La orden era: “Déle el tiro de gracia” y tras ello venía el balazo en plena
frente. ¡Infames! No tenían después ni la piedad que merece una víctima
inocente. En ese primer día se hicieron unos 50 fusilamientos más o menos según
los cadáveres que vimos de los que antecedían la caravana.
EN BOQUERON
…llegamos a Boquerón con las bocas secas, los pies destrozados por los abrojos
del camino, sangrantes. No teníamos ni pañuelos para atarnos a manera de protección.

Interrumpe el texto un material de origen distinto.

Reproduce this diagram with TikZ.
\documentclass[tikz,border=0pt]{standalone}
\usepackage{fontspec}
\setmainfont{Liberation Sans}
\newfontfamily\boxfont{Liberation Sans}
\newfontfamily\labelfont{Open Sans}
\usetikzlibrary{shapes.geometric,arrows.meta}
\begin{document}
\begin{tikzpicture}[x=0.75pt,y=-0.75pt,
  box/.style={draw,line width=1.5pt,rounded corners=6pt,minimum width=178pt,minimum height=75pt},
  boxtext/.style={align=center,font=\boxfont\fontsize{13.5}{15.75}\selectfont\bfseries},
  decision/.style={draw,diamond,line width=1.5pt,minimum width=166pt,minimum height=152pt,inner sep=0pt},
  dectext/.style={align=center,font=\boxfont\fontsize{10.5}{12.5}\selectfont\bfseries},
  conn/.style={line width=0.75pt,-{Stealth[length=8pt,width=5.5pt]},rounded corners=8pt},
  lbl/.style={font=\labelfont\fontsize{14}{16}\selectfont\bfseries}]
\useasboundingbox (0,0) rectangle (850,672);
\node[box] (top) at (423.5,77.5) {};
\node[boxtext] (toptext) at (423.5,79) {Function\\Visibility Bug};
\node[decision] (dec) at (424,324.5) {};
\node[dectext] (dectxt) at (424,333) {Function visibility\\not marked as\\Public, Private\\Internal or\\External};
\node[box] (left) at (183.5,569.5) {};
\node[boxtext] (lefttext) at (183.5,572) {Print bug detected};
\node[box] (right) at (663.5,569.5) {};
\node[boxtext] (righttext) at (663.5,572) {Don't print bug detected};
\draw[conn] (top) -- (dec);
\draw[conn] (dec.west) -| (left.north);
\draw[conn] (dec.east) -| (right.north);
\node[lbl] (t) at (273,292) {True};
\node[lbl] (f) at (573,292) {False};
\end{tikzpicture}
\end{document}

Los calzados nos habían quitado los enemigos, no para utilizarlos como
seguramente se pensará, sino para recuerdo, según decían. Al acordarse de este
fortín suspendieron la orden de que debiéndose de una pequeña aguada y nos
hicieron descansar de pie, mientras ellos tendidos sus con la mayor comodidad
vaciaban sus caramañolas haciendo alarde de que tenían agua. Desde aquí los
bolivianos demostraron mayor unión. Los pocos que había conseguido el preciado
líquido en sus sombreros o latas viejas de conservas que hallaron en el
trayecto participaban aunque fuera un sorbo a sus compañeros de
sufrimiento.
NO SE PERMITÍA QUE NADIE SE SENTASE.
Más o menos eran las siete de la noche. Unas dos horas más tarde continuó otra
vez la fatigosa caminata con dirección a la Isla Poi. Una gran columna humana,
silenciosa, hambrienta, desesperada de conocer el fin que le esperaba, la vida
o la muerte, en manos de verdugos tan despreciables como cobardes. Otra vez se
hizo la marcha a culatazos. Tuvieron mayor rigor los fusilamientos amenazando
fusilar por compañías si desapareciese uno de los soldados. ¡Qué noche
horrible!.
Otra vez con el estómago vacío y la garganta áspera cubierta de polvo, los
labios barrosos que ya no dejaban respirar. Algunos comenzaron a masticar hojas
secas y cuanta hierba había al paso. Al enemigo poco le importaba matarnos de
hambre. No se tomaron las previsiones que suceden aquí, por ejemplo o en los
fortines del Chaco donde sus prisioneros son esperados con rancho, cama y
albergue suave y cómodo. Nosotros pasábamos puestos militares esperando y
diciéndonos; Será aquí donde nos den de comer; no nos decían nada. Será más
allá; lo mismo. Ni quien nos socorra, ni quien remedie el hambre.